O is the centre of the small circle. CA and CB are tangents to this circle. The large circle is drawn through A, B and C. CO is produced to E and intersects the small circle at D.
i. Show that O lies on the large circle

ii. Show that CD = (CB x CA) / (CD + 2DO)

2. Originally Posted by deej813
O is the centre of the small circle. CA and CB are tangents to this circle. The large circle is drawn through A, B and C. CO is produced to E and intersects the small circle at D.
i. Show that O lies on the large circle

ii. Show that CD = (CB x CA) / (CD + 2DO)
I can't do it!.
Either there is something missing or mistyped.
The circumcircle ABC completely encloses the small circle with center at O

3. Originally Posted by aidan
I can't do it!.
Either there is something missing or mistyped.
The circumcircle ABC completely encloses the small circle with center at O
Is it not something like this drawing below.
(D & E might be the wrong way round)
Mind you, even with the drawing I cant answer the OPs question,
I can see that no 1 is true but I have no idea how to prove it.

4. Let Q be the point on CO at which the larger circle intersects CO. We want to show that this O.

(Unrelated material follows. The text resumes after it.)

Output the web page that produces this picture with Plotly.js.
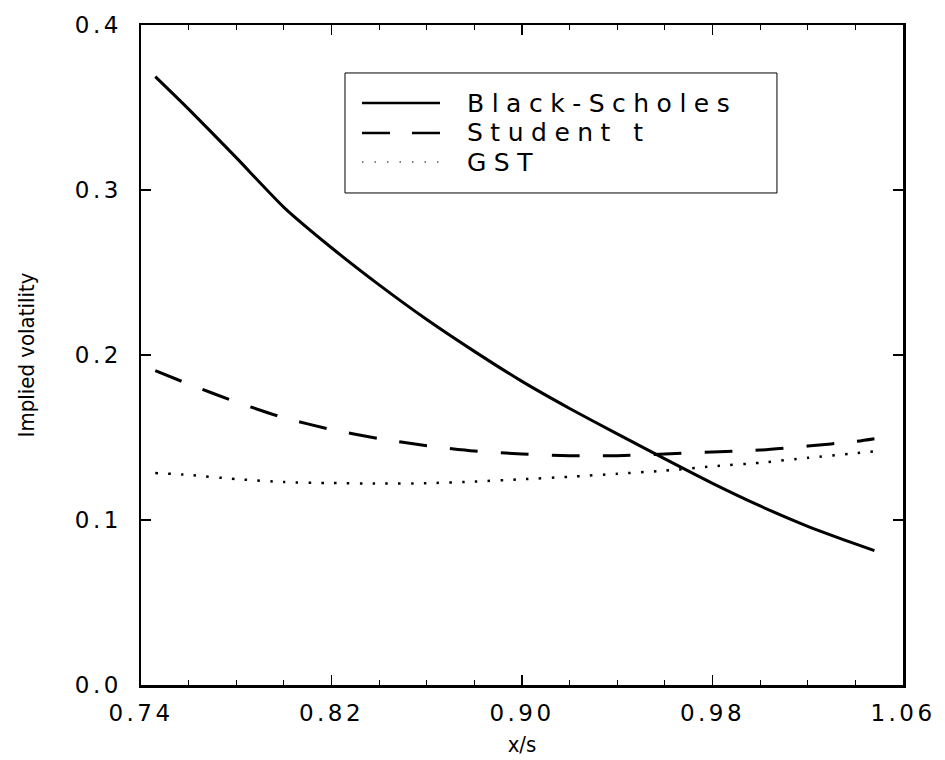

Since CQ is a diameter of the larger circle, angle CAQ is a right angle (standard theorem in geometry). So as CA is a tangent of the smaller circle, and is perpendicular to AQ, it follows that AQ must be a radius of the smaller circle and so AQ = AO.

So Q = O.

That's the first bit done.

5. Originally Posted by deej813
O is the centre of the small circle. CA and CB are tangents to this circle. The large circle is drawn through A, B and C. CO is produced to E and intersects the small circle at D.
i. Show that O lies on the large circle

ii. Show that CD = (CB x CA) / (CD + 2DO)
I think the picture should look like the attachment. Follow Matt Westwood's advice for part (i). For (ii), notice that CB = CA and CE = CD + 2DO (assuming that E is the point where the line CDO crosses the small circle again). Then the result CD = (CB x CA) / (CD + 2DO) is equivalent to $\displaystyle CD\times CE = CA^2$. This is a standard result which you can prove for example by using the fact that the triangles ADC and EAC are similar.

6. ok thanks i get i.
but with ii. i dont get how CD = (CB x CA) / (CD + 2DO) is equivalent to CD x CE = CA^2

7. Originally Posted by deej813
ok thanks i get i.
but with ii. i dont get how CD = (CB x CA) / (CD + 2DO) is equivalent to CD x CE = CA^2
Multiply out the fraction. Then the equation CD = (CB x CA) / (CD + 2DO) becomes CD × (CD + 2DO) = CB × CA. But you can see from the picture that CE = CD + DO + OE, where DO and OE are both equal to the radius of the small circle. So CE = CD + 2DO. Also, CB = CA (because the two tangents from a point to a circle are always equal).